-- EXERCISE PROMPT --
Write out again, word for word, the lines below from the line that holds "Emit a LaTeX" through the line that holds "(0,0) rectangle (1269,423);", omitting pictures.

******************************

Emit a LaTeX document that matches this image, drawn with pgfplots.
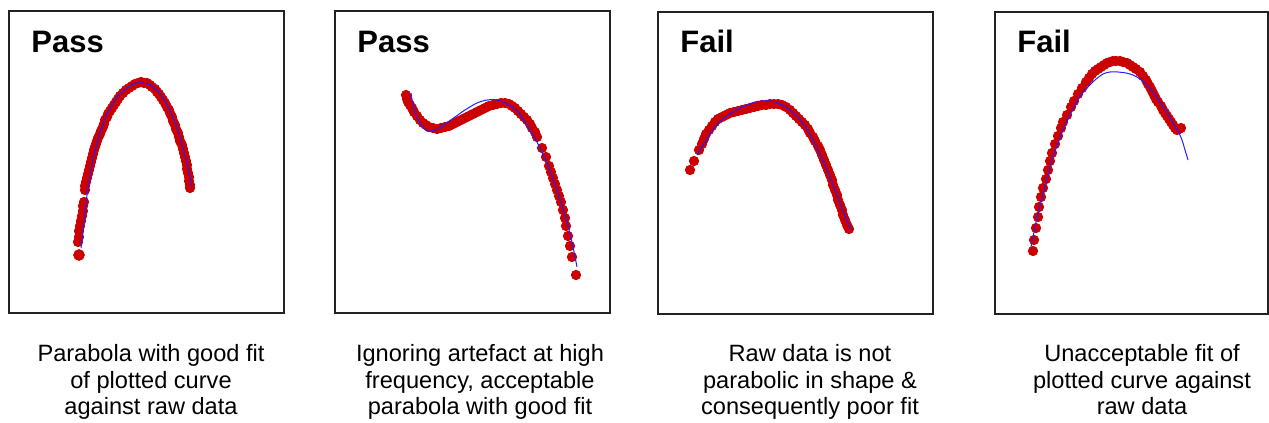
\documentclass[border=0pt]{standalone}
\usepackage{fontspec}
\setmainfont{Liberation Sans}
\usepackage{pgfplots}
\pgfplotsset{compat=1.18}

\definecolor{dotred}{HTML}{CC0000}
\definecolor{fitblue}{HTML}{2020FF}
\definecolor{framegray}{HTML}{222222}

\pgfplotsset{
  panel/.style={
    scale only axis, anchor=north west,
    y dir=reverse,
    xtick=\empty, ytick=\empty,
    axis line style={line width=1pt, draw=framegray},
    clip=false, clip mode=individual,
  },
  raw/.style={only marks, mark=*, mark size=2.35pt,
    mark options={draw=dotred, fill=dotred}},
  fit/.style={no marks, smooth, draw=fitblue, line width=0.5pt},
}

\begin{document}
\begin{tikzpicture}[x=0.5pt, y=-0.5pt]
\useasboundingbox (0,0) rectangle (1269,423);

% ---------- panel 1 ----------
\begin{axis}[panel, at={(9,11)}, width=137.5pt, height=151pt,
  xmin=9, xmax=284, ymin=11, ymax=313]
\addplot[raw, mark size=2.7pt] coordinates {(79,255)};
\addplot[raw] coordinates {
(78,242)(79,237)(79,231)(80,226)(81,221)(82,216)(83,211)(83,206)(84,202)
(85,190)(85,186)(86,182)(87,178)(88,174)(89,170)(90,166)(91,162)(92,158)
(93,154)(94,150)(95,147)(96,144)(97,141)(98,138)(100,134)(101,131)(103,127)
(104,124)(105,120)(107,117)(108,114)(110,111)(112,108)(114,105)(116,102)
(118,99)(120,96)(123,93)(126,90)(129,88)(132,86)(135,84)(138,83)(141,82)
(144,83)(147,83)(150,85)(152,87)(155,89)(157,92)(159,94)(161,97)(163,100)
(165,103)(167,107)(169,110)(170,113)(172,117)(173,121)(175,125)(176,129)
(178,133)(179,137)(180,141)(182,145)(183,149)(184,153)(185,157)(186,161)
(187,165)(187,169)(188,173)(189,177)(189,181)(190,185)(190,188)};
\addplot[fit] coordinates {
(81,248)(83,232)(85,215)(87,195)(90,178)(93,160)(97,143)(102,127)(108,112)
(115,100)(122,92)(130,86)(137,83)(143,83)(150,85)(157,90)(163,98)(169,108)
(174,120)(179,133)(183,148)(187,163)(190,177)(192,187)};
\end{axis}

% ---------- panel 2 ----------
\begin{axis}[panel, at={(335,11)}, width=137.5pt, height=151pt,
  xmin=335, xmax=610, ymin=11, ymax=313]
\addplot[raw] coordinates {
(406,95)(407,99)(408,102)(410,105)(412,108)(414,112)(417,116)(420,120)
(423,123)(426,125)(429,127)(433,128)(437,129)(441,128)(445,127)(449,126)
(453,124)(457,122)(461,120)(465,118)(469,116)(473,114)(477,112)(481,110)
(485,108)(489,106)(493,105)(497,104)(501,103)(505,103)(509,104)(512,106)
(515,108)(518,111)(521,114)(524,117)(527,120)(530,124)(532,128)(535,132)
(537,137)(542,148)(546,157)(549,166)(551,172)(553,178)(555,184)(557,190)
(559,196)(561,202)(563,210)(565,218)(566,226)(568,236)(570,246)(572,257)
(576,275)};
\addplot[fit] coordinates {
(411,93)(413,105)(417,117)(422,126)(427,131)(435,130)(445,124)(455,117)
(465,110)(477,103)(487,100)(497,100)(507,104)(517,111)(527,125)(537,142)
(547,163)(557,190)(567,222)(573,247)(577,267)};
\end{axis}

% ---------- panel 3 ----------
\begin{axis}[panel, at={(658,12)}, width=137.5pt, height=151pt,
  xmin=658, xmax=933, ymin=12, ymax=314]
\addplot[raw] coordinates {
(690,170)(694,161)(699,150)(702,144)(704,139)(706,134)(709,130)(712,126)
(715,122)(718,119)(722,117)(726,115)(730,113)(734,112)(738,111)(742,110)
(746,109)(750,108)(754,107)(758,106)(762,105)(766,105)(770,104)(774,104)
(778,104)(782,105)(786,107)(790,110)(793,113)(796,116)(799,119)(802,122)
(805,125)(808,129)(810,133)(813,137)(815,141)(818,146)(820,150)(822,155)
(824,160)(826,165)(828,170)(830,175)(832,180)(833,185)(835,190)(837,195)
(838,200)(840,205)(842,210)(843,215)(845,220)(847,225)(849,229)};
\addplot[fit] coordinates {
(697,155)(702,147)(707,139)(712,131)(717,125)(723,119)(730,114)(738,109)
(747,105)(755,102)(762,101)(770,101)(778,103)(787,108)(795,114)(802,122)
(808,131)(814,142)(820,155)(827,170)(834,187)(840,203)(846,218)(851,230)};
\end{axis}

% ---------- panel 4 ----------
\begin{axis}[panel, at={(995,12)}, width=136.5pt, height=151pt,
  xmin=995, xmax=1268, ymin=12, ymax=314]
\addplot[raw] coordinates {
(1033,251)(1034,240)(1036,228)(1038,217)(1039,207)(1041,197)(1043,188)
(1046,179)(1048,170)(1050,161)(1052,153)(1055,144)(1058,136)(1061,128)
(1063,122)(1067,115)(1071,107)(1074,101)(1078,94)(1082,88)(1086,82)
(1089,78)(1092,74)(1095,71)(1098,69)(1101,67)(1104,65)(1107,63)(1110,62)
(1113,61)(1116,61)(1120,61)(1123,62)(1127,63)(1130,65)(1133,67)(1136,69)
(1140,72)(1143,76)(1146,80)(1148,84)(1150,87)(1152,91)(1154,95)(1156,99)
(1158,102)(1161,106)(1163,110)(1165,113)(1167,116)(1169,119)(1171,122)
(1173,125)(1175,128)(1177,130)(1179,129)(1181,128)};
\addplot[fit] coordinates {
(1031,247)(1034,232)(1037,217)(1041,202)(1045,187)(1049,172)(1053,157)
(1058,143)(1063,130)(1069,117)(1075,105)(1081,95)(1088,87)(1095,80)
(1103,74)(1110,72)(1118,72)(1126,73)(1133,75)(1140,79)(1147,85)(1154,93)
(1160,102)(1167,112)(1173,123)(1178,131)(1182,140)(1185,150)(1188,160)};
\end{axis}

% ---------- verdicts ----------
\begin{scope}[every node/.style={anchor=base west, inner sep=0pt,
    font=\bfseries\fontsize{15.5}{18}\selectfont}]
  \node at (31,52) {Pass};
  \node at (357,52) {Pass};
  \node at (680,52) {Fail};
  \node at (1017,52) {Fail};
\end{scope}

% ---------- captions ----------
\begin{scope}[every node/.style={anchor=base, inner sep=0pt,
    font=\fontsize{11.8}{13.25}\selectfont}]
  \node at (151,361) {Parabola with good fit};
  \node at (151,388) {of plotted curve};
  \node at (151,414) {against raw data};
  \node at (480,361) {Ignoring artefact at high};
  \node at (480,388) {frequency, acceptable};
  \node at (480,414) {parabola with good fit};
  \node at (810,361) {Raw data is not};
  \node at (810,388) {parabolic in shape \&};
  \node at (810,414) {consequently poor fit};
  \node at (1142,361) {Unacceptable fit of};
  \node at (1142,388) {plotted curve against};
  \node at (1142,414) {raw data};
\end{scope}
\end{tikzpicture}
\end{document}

******************************

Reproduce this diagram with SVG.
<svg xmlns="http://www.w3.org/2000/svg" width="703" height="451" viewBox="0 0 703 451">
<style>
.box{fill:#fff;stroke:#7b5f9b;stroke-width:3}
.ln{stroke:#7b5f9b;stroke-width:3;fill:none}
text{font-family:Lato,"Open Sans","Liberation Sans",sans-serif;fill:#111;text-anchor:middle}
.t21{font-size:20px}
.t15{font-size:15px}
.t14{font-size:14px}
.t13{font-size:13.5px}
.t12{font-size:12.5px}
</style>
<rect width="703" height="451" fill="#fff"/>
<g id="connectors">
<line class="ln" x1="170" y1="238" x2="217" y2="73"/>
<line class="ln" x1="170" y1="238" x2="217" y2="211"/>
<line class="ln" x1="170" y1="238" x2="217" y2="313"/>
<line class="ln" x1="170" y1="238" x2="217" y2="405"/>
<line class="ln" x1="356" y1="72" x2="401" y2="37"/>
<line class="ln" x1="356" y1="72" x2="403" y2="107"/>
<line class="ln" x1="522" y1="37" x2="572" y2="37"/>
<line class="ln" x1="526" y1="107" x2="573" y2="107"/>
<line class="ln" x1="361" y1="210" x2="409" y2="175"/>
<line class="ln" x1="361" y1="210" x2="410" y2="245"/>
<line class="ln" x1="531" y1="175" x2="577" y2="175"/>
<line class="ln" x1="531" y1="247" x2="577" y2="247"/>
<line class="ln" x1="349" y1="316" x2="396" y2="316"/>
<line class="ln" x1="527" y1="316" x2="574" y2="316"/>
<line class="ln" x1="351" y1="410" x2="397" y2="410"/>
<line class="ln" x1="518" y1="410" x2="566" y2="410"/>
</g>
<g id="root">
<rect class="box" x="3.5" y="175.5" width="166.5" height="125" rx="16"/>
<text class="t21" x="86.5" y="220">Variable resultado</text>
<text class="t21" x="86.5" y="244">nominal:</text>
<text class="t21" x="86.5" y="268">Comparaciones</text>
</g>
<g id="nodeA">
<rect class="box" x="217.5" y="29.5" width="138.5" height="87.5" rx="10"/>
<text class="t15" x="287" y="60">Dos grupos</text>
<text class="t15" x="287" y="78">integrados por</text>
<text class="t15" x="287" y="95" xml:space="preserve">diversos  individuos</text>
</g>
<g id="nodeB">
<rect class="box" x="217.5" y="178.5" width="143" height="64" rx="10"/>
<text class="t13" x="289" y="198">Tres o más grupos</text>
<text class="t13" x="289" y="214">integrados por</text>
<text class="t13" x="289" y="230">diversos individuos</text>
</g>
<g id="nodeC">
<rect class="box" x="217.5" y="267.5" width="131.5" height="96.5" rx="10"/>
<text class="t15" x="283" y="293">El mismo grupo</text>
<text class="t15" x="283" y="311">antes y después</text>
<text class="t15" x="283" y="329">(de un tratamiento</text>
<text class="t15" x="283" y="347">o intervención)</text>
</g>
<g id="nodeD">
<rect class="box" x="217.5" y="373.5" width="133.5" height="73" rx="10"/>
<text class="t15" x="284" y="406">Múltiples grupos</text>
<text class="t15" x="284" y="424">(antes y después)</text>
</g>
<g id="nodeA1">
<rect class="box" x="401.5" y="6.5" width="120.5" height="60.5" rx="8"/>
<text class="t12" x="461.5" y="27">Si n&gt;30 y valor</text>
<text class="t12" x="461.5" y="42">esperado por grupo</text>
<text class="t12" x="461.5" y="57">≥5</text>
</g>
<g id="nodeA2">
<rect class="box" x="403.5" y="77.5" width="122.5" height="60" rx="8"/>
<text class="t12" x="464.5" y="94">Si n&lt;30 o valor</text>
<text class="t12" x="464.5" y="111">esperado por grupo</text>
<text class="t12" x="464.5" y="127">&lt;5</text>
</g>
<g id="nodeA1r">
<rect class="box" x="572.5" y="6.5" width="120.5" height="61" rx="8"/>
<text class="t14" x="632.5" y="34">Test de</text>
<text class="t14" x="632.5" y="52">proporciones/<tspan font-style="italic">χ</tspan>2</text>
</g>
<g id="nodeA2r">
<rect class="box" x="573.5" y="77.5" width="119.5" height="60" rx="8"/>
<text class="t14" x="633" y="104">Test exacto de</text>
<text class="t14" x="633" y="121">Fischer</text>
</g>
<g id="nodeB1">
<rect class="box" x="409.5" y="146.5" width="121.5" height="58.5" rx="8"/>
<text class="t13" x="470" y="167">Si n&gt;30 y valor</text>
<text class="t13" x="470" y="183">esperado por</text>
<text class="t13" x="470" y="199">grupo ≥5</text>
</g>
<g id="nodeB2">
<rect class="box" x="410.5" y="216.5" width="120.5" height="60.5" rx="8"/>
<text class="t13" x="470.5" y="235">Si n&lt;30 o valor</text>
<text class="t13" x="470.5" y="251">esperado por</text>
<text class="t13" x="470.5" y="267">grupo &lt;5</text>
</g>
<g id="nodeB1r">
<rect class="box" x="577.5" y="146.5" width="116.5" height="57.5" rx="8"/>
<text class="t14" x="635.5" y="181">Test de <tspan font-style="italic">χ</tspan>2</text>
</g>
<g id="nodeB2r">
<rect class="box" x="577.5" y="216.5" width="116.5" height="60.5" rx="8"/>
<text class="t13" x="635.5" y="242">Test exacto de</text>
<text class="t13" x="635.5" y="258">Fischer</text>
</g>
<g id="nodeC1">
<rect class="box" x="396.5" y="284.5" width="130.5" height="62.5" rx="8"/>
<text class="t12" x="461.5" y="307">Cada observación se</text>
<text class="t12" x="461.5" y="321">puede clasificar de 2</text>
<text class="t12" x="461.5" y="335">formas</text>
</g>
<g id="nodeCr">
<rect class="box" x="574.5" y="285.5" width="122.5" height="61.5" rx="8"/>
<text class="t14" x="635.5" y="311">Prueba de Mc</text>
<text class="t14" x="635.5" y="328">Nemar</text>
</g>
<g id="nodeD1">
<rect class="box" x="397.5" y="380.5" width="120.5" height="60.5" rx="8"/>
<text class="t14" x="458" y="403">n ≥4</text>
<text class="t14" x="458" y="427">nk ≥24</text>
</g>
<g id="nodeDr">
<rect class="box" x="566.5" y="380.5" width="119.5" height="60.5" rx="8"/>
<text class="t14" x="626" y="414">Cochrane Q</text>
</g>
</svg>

******************************

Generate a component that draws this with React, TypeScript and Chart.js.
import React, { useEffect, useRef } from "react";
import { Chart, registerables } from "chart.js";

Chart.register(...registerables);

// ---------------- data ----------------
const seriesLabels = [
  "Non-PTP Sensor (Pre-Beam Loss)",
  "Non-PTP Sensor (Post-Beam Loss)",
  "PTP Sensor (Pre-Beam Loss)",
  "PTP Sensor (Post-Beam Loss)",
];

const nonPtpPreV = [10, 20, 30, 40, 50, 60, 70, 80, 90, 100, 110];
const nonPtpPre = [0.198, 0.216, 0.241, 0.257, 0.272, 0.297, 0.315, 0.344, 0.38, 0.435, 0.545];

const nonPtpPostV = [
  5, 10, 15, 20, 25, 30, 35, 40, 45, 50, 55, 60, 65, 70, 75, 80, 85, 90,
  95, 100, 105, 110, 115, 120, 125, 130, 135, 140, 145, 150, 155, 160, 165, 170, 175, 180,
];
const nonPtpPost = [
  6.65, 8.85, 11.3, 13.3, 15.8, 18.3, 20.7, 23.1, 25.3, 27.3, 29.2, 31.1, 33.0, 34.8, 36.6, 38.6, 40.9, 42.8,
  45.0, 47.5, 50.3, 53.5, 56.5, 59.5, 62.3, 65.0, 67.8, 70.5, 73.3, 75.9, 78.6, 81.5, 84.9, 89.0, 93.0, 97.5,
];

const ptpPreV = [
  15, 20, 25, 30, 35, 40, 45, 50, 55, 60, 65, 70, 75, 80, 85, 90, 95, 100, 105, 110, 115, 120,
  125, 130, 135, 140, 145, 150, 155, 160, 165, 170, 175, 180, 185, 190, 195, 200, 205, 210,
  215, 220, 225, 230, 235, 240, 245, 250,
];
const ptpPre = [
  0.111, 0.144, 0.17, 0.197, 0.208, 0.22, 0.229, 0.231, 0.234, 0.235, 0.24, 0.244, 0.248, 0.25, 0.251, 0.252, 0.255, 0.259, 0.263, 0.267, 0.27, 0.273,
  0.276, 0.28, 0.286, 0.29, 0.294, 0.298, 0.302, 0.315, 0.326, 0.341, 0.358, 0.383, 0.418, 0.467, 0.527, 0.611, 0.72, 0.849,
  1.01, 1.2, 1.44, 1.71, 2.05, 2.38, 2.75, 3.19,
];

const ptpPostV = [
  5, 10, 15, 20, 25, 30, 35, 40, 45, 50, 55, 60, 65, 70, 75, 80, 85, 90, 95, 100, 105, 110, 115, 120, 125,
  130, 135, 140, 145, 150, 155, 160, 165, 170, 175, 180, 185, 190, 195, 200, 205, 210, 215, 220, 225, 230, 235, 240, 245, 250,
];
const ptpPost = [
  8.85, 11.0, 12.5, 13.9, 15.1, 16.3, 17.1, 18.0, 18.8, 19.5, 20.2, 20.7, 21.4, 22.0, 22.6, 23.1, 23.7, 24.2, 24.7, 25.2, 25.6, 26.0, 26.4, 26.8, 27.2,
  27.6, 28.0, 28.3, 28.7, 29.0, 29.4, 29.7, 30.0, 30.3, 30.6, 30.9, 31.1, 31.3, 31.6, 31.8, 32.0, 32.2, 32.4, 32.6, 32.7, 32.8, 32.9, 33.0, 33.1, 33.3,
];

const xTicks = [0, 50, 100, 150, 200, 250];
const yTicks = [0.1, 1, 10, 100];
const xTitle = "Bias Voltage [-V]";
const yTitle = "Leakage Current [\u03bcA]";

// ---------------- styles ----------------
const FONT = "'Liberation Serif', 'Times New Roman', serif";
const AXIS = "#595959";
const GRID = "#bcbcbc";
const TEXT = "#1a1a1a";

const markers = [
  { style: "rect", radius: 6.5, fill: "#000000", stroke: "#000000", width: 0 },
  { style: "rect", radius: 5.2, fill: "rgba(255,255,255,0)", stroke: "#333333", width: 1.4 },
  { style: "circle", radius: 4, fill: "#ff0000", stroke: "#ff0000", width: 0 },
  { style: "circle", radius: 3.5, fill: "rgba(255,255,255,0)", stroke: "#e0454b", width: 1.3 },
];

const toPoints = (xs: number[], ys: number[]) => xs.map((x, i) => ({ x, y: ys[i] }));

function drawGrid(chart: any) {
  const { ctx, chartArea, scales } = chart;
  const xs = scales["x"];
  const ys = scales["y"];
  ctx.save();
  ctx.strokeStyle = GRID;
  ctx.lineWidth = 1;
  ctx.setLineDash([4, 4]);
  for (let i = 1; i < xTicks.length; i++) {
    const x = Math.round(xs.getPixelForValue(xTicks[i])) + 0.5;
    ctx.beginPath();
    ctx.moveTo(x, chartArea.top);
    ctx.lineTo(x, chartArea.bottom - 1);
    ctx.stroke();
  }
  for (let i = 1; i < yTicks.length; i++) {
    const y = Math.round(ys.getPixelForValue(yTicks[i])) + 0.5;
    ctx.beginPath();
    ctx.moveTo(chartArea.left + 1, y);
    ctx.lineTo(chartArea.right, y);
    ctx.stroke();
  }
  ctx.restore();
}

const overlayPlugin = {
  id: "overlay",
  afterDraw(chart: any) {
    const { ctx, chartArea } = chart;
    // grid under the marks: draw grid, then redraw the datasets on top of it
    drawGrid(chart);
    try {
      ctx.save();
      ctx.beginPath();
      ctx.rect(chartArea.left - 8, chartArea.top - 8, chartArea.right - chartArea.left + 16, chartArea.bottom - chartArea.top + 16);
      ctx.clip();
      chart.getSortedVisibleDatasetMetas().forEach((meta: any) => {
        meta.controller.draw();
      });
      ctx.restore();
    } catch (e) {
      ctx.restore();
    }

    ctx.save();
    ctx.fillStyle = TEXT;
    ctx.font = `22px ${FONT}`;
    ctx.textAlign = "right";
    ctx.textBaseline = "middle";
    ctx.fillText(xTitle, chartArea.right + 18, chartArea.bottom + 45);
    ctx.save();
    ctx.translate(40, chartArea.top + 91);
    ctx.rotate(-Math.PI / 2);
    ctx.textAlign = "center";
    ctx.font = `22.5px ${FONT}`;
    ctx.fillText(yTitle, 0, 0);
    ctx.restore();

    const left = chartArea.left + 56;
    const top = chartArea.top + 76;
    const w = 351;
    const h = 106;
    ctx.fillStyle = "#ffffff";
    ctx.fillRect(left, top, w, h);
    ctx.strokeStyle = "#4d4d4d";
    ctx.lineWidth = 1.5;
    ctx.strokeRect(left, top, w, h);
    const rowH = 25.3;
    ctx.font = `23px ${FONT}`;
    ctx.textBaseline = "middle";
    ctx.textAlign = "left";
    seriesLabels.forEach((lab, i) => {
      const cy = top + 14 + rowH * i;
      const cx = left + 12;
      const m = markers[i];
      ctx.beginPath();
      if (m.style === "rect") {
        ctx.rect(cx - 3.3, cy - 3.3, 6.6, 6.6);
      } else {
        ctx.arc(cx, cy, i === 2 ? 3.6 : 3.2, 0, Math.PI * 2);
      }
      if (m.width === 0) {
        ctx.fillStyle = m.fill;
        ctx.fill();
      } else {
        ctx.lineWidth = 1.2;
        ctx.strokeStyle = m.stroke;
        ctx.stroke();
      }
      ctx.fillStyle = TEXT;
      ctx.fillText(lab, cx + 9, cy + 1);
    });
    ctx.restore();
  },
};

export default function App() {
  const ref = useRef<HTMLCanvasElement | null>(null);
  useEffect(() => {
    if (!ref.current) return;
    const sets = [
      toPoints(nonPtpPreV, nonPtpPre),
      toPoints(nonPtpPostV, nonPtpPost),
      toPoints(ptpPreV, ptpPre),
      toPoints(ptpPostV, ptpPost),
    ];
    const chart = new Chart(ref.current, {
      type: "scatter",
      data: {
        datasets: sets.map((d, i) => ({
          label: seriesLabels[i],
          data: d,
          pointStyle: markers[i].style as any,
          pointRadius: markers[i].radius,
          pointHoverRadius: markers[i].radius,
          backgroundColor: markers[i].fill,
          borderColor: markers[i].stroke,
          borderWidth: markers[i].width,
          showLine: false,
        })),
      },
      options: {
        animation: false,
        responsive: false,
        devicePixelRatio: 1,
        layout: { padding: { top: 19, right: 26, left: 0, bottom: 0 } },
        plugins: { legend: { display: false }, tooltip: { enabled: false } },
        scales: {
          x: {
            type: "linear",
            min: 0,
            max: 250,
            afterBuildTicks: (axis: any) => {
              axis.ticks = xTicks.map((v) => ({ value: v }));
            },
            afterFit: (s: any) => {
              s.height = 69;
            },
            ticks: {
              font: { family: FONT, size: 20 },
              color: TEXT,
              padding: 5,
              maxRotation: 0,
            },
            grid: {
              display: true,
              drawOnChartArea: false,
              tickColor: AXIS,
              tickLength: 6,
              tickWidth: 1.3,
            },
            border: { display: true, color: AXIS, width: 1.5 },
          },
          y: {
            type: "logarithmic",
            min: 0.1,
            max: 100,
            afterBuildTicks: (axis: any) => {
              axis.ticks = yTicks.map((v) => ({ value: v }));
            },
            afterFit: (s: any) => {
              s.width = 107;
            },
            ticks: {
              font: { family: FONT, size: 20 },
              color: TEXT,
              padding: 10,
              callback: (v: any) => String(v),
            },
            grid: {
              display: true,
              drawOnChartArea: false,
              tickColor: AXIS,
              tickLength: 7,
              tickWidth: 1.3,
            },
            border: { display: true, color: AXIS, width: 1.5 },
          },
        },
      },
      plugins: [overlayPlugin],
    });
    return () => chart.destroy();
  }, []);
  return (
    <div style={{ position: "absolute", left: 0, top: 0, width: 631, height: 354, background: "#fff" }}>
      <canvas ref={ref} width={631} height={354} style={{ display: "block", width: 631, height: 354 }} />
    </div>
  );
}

******************************

-- THE ANSWER --
Emit a LaTeX document that matches this image, drawn with pgfplots.
\documentclass[border=0pt]{standalone}
\usepackage{fontspec}
\setmainfont{Liberation Sans}
\usepackage{pgfplots}
\pgfplotsset{compat=1.18}

\definecolor{dotred}{HTML}{CC0000}
\definecolor{fitblue}{HTML}{2020FF}
\definecolor{framegray}{HTML}{222222}

\pgfplotsset{
  panel/.style={
    scale only axis, anchor=north west,
    y dir=reverse,
    xtick=\empty, ytick=\empty,
    axis line style={line width=1pt, draw=framegray},
    clip=false, clip mode=individual,
  },
  raw/.style={only marks, mark=*, mark size=2.35pt,
    mark options={draw=dotred, fill=dotred}},
  fit/.style={no marks, smooth, draw=fitblue, line width=0.5pt},
}

\begin{document}
\begin{tikzpicture}[x=0.5pt, y=-0.5pt]
\useasboundingbox (0,0) rectangle (1269,423);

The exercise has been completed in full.